◆ Work to complete
Your task is to repeat all of the data exactly while excluding the pictures.
───── Dataset content ─────
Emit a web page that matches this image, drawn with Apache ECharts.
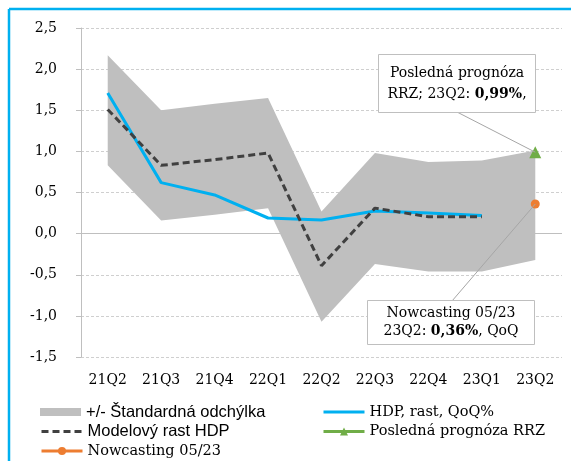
<!DOCTYPE html>
<html>
<head>
<meta charset="utf-8">
<script src="https://cdn.jsdelivr.net/npm/echarts@6/dist/echarts.min.js"></script>
<style>
  html, body { margin: 0; padding: 0; background: #fff; }
  #chart { width: 571px; height: 461px; }
</style>
</head>
<body>
<div id="chart"></div>
<script>
// data
const categories = ['21Q2', '21Q3', '21Q4', '22Q1', '22Q2', '22Q3', '22Q4', '23Q1', '23Q2'];
const hdpGrowth   = [1.71, 0.62, 0.47, 0.19, 0.165, 0.275, 0.25, 0.22, null];
const modelGrowth = [1.51, 0.83, 0.90, 0.98, -0.39, 0.31, 0.205, 0.205, null];
const stdUpper    = [2.17, 1.50, 1.58, 1.65, 0.27, 0.98, 0.87, 0.89, 1.01];
const stdLower    = [0.83, 0.16, 0.23, 0.31, -1.07, -0.37, -0.46, -0.46, -0.32];
const rrzForecast = [null, null, null, null, null, null, null, null, 0.99];
const nowcast     = [null, null, null, null, null, null, null, null, 0.36];

const serif = 'DejaVu Serif';
const sans = 'Liberation Sans';
const fmt = v => v.toFixed(2).replace('.', ',');

// band = lower edge (invisible) + width stacked on it
const bandWidth = stdUpper.map((u, i) => +(u - stdLower[i]).toFixed(3));

function legendAt(name, left, centerY, itemHeight, font, size, extra) {
  return Object.assign({
    data: [{ name: name, textStyle: { fontFamily: font, fontSize: size } }],
    left: left,
    top: centerY - 10,
    itemWidth: 41,
    itemHeight: itemHeight,
    selectedMode: false,
    padding: 0,
    lineStyle: { width: 3 },
    textStyle: { color: '#000', lineHeight: 20 }
  }, extra || {});
}

const chart = echarts.init(document.getElementById('chart'));
const option = {
  animation: false,
  backgroundColor: '#fff',
  grid: { left: 81, right: 9, top: 28, bottom: 104 },
  legend: [
    legendAt('+/- Štandardná odchýlka', 40, 412, 8, sans, 16.5, { icon: 'rect', itemStyle: { color: '#bfbfbf' } }),
    legendAt('Modelový rast HDP', 40, 431.5, 10, sans, 16.5, { itemStyle: { opacity: 0 } }),
    legendAt('Nowcasting 05/23', 40, 451, 10, serif, 14.5),
    legendAt('HDP, rast, QoQ%', 322, 412, 10, serif, 14.5, { itemStyle: { opacity: 0 } }),
    legendAt('Posledná prognóza RRZ', 322, 431.5, 10, serif, 14.5)
  ],
  xAxis: {
    type: 'category',
    data: categories,
    boundaryGap: true,
    axisLine: { show: false },
    axisTick: { show: false },
    axisLabel: { margin: 16, color: '#000', fontFamily: serif, fontSize: 14 }
  },
  yAxis: {
    type: 'value',
    min: -1.5,
    max: 2.5,
    interval: 0.5,
    axisLine: { show: true, lineStyle: { color: '#bfbfbf' } },
    axisTick: { show: true, length: 5, lineStyle: { color: '#bfbfbf' } },
    axisLabel: {
      margin: 24,
      color: '#000',
      fontFamily: serif,
      fontSize: 14,
      formatter: v => v.toFixed(1).replace('.', ',')
    },
    splitLine: { show: true, lineStyle: { color: '#cfcfcf', type: [3, 2] } }
  },
  series: [
    {
      name: 'band-base',
      type: 'line',
      data: stdLower,
      stack: 'band',
      stackStrategy: 'all',
      symbol: 'none',
      lineStyle: { width: 0, opacity: 0 },
      z: 1
    },
    {
      name: '+/- Štandardná odchýlka',
      type: 'line',
      data: bandWidth,
      stack: 'band',
      stackStrategy: 'all',
      symbol: 'none',
      color: '#bfbfbf',
      lineStyle: { width: 0, opacity: 0 },
      areaStyle: { color: '#bfbfbf', opacity: 1 },
      z: 1
    },
    {
      name: 'HDP, rast, QoQ%',
      type: 'line',
      data: hdpGrowth,
      symbol: 'none',
      color: '#00b0f0',
      lineStyle: { width: 3, color: '#00b0f0' },
      z: 3,
      markLine: {
        silent: true,
        symbol: 'none',
        label: { show: false },
        lineStyle: { color: '#bfbfbf', type: 'solid', width: 1 },
        data: [{ yAxis: 0 }],
        z: 0
      }
    },
    {
      name: 'Modelový rast HDP',
      type: 'line',
      data: modelGrowth,
      symbol: 'none',
      color: '#404040',
      lineStyle: { width: 3, color: '#404040', type: [7, 4] },
      z: 4
    },
    {
      name: 'Posledná prognóza RRZ',
      type: 'line',
      data: rrzForecast,
      symbol: 'triangle',
      symbolSize: 12,
      showAllSymbol: true,
      color: '#70ad47',
      itemStyle: { color: '#70ad47' },
      lineStyle: { width: 3, color: '#70ad47' },
      z: 5
    },
    {
      name: 'Nowcasting 05/23',
      type: 'line',
      data: nowcast,
      symbol: 'circle',
      symbolSize: 9,
      showAllSymbol: true,
      color: '#ed7d31',
      itemStyle: { color: '#ed7d31' },
      lineStyle: { width: 3, color: '#ed7d31' },
      z: 5
    }
  ]
};
chart.setOption(option);

// callouts anchored to the last-quarter points
const last = categories.length - 1;
const rrzPt = chart.convertToPixel({ gridIndex: 0 }, [last, rrzForecast[last]]);
const nowPt = chart.convertToPixel({ gridIndex: 0 }, [last, nowcast[last]]);

const boxText = { fontFamily: serif, fontSize: 14, fill: '#000', align: 'center', verticalAlign: 'middle' };
chart.setOption({
  graphic: [
    // frame
    { type: 'line', shape: { x1: 9, y1: 9, x2: 571, y2: 9 }, style: { stroke: '#00b0f0', lineWidth: 2.5 }, silent: true },
    { type: 'line', shape: { x1: 9, y1: 9, x2: 9, y2: 461 }, style: { stroke: '#00b0f0', lineWidth: 2.5 }, silent: true },
    // leader lines
    { type: 'line', shape: { x1: 457, y1: 112, x2: rrzPt[0], y2: rrzPt[1] }, style: { stroke: '#a6a6a6', lineWidth: 1 }, z: 10 },
    { type: 'line', shape: { x1: 452, y1: 301, x2: nowPt[0], y2: nowPt[1] }, style: { stroke: '#a6a6a6', lineWidth: 1 }, z: 10 },
    // RRZ box
    { type: 'rect', shape: { x: 378.5, y: 54.5, width: 157, height: 58 }, style: { fill: '#fff', stroke: '#bfbfbf', lineWidth: 1 }, z: 11 },
    {
      type: 'text', x: 457, y: 83.5, z: 12,
      style: Object.assign({}, boxText, {
        text: '{n|Posledná prognóza}\n{n|RRZ; 23Q2: }{b|' + fmt(rrzForecast[last]) + '%}{n|,}',
        rich: { n: { fontFamily: serif, fontSize: 14, lineHeight: 21 }, b: { fontFamily: serif, fontSize: 14, fontWeight: 'bold', lineHeight: 21 } }
      })
    },
    // nowcast box
    { type: 'rect', shape: { x: 367.5, y: 300.5, width: 167, height: 44 }, style: { fill: '#fff', stroke: '#bfbfbf', lineWidth: 1 }, z: 11 },
    {
      type: 'text', x: 451, y: 322.5, z: 12,
      style: Object.assign({}, boxText, {
        text: '{n|Nowcasting 05/23}\n{n|23Q2: }{b|' + fmt(nowcast[last]) + '%}{n|, QoQ}',
        rich: { n: { fontFamily: serif, fontSize: 14, lineHeight: 18 }, b: { fontFamily: serif, fontSize: 14, fontWeight: 'bold', lineHeight: 18 } }
      })
    }
  ]
});
</script>
</body>
</html>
─────
◆ Solution
Emit a web page that matches this image, drawn with Apache ECharts.
<!DOCTYPE html>
<html>
<head>
<meta charset="utf-8">
<script src="https://cdn.jsdelivr.net/npm/echarts@6/dist/echarts.min.js"></script>
<style>
  html, body { margin: 0; padding: 0; background: #fff; }
  #chart { width: 571px; height: 461px; }
</style>
</head>
<body>
<div id="chart"></div>
<script>
// data
const categories = ['21Q2', '21Q3', '21Q4', '22Q1', '22Q2', '22Q3', '22Q4', '23Q1', '23Q2'];
const hdpGrowth   = [1.71, 0.62, 0.47, 0.19, 0.165, 0.275, 0.25, 0.22, null];
const modelGrowth = [1.51, 0.83, 0.90, 0.98, -0.39, 0.31, 0.205, 0.205, null];
const stdUpper    = [2.17, 1.50, 1.58, 1.65, 0.27, 0.98, 0.87, 0.89, 1.01];
const stdLower    = [0.83, 0.16, 0.23, 0.31, -1.07, -0.37, -0.46, -0.46, -0.32];
const rrzForecast = [null, null, null, null, null, null, null, null, 0.99];
const nowcast     = [null, null, null, null, null, null, null, null, 0.36];

const serif = 'DejaVu Serif';
const sans = 'Liberation Sans';
const fmt = v => v.toFixed(2).replace('.', ',');

// band = lower edge (invisible) + width stacked on it
const bandWidth = stdUpper.map((u, i) => +(u - stdLower[i]).toFixed(3));

function legendAt(name, left, centerY, itemHeight, font, size, extra) {
  return Object.assign({
    data: [{ name: name, textStyle: { fontFamily: font, fontSize: size } }],
    left: left,
    top: centerY - 10,
    itemWidth: 41,
    itemHeight: itemHeight,
    selectedMode: false,
    padding: 0,
    lineStyle: { width: 3 },
    textStyle: { color: '#000', lineHeight: 20 }
  }, extra || {});
}

const chart = echarts.init(document.getElementById('chart'));
const option = {
  animation: false,
  backgroundColor: '#fff',
  grid: { left: 81, right: 9, top: 28, bottom: 104 },
  legend: [
    legendAt('+/- Štandardná odchýlka', 40, 412, 8, sans, 16.5, { icon: 'rect', itemStyle: { color: '#bfbfbf' } }),
    legendAt('Modelový rast HDP', 40, 431.5, 10, sans, 16.5, { itemStyle: { opacity: 0 } }),
    legendAt('Nowcasting 05/23', 40, 451, 10, serif, 14.5),
    legendAt('HDP, rast, QoQ%', 322, 412, 10, serif, 14.5, { itemStyle: { opacity: 0 } }),
    legendAt('Posledná prognóza RRZ', 322, 431.5, 10, serif, 14.5)
  ],
  xAxis: {
    type: 'category',
    data: categories,
    boundaryGap: true,
    axisLine: { show: false },
    axisTick: { show: false },
    axisLabel: { margin: 16, color: '#000', fontFamily: serif, fontSize: 14 }
  },
  yAxis: {
    type: 'value',
    min: -1.5,
    max: 2.5,
    interval: 0.5,
    axisLine: { show: true, lineStyle: { color: '#bfbfbf' } },
    axisTick: { show: true, length: 5, lineStyle: { color: '#bfbfbf' } },
    axisLabel: {
      margin: 24,
      color: '#000',
      fontFamily: serif,
      fontSize: 14,
      formatter: v => v.toFixed(1).replace('.', ',')
    },
    splitLine: { show: true, lineStyle: { color: '#cfcfcf', type: [3, 2] } }
  },
  series: [
    {
      name: 'band-base',
      type: 'line',
      data: stdLower,
      stack: 'band',
      stackStrategy: 'all',
      symbol: 'none',
      lineStyle: { width: 0, opacity: 0 },
      z: 1
    },
    {
      name: '+/- Štandardná odchýlka',
      type: 'line',
      data: bandWidth,
      stack: 'band',
      stackStrategy: 'all',
      symbol: 'none',
      color: '#bfbfbf',
      lineStyle: { width: 0, opacity: 0 },
      areaStyle: { color: '#bfbfbf', opacity: 1 },
      z: 1
    },
    {
      name: 'HDP, rast, QoQ%',
      type: 'line',
      data: hdpGrowth,
      symbol: 'none',
      color: '#00b0f0',
      lineStyle: { width: 3, color: '#00b0f0' },
      z: 3,
      markLine: {
        silent: true,
        symbol: 'none',
        label: { show: false },
        lineStyle: { color: '#bfbfbf', type: 'solid', width: 1 },
        data: [{ yAxis: 0 }],
        z: 0
      }
    },
    {
      name: 'Modelový rast HDP',
      type: 'line',
      data: modelGrowth,
      symbol: 'none',
      color: '#404040',
      lineStyle: { width: 3, color: '#404040', type: [7, 4] },
      z: 4
    },
    {
      name: 'Posledná prognóza RRZ',
      type: 'line',
      data: rrzForecast,
      symbol: 'triangle',
      symbolSize: 12,
      showAllSymbol: true,
      color: '#70ad47',
      itemStyle: { color: '#70ad47' },
      lineStyle: { width: 3, color: '#70ad47' },
      z: 5
    },
    {
      name: 'Nowcasting 05/23',
      type: 'line',
      data: nowcast,
      symbol: 'circle',
      symbolSize: 9,
      showAllSymbol: true,
      color: '#ed7d31',
      itemStyle: { color: '#ed7d31' },
      lineStyle: { width: 3, color: '#ed7d31' },
      z: 5
    }
  ]
};
chart.setOption(option);

// callouts anchored to the last-quarter points
const last = categories.length - 1;
const rrzPt = chart.convertToPixel({ gridIndex: 0 }, [last, rrzForecast[last]]);
const nowPt = chart.convertToPixel({ gridIndex: 0 }, [last, nowcast[last]]);

const boxText = { fontFamily: serif, fontSize: 14, fill: '#000', align: 'center', verticalAlign: 'middle' };
chart.setOption({
  graphic: [
    // frame
    { type: 'line', shape: { x1: 9, y1: 9, x2: 571, y2: 9 }, style: { stroke: '#00b0f0', lineWidth: 2.5 }, silent: true },
    { type: 'line', shape: { x1: 9, y1: 9, x2: 9, y2: 461 }, style: { stroke: '#00b0f0', lineWidth: 2.5 }, silent: true },
    // leader lines
    { type: 'line', shape: { x1: 457, y1: 112, x2: rrzPt[0], y2: rrzPt[1] }, style: { stroke: '#a6a6a6', lineWidth: 1 }, z: 10 },
    { type: 'line', shape: { x1: 452, y1: 301, x2: nowPt[0], y2: nowPt[1] }, style: { stroke: '#a6a6a6', lineWidth: 1 }, z: 10 },
    // RRZ box
    { type: 'rect', shape: { x: 378.5, y: 54.5, width: 157, height: 58 }, style: { fill: '#fff', stroke: '#bfbfbf', lineWidth: 1 }, z: 11 },
    {
      type: 'text', x: 457, y: 83.5, z: 12,
      style: Object.assign({}, boxText, {
        text: '{n|Posledná prognóza}\n{n|RRZ; 23Q2: }{b|' + fmt(rrzForecast[last]) + '%}{n|,}',
        rich: { n: { fontFamily: serif, fontSize: 14, lineHeight: 21 }, b: { fontFamily: serif, fontSize: 14, fontWeight: 'bold', lineHeight: 21 } }
      })
    },
    // nowcast box
    { type: 'rect', shape: { x: 367.5, y: 300.5, width: 167, height: 44 }, style: { fill: '#fff', stroke: '#bfbfbf', lineWidth: 1 }, z: 11 },
    {
      type: 'text', x: 451, y: 322.5, z: 12,
      style: Object.assign({}, boxText, {
        text: '{n|Nowcasting 05/23}\n{n|23Q2: }{b|' + fmt(nowcast[last]) + '%}{n|, QoQ}',
        rich: { n: { fontFamily: serif, fontSize: 14, lineHeight: 18 }, b: { fontFamily: serif, fontSize: 14, fontWeight: 'bold', lineHeight: 18 } }
      })
    }
  ]
});
</script>
</body>
</html>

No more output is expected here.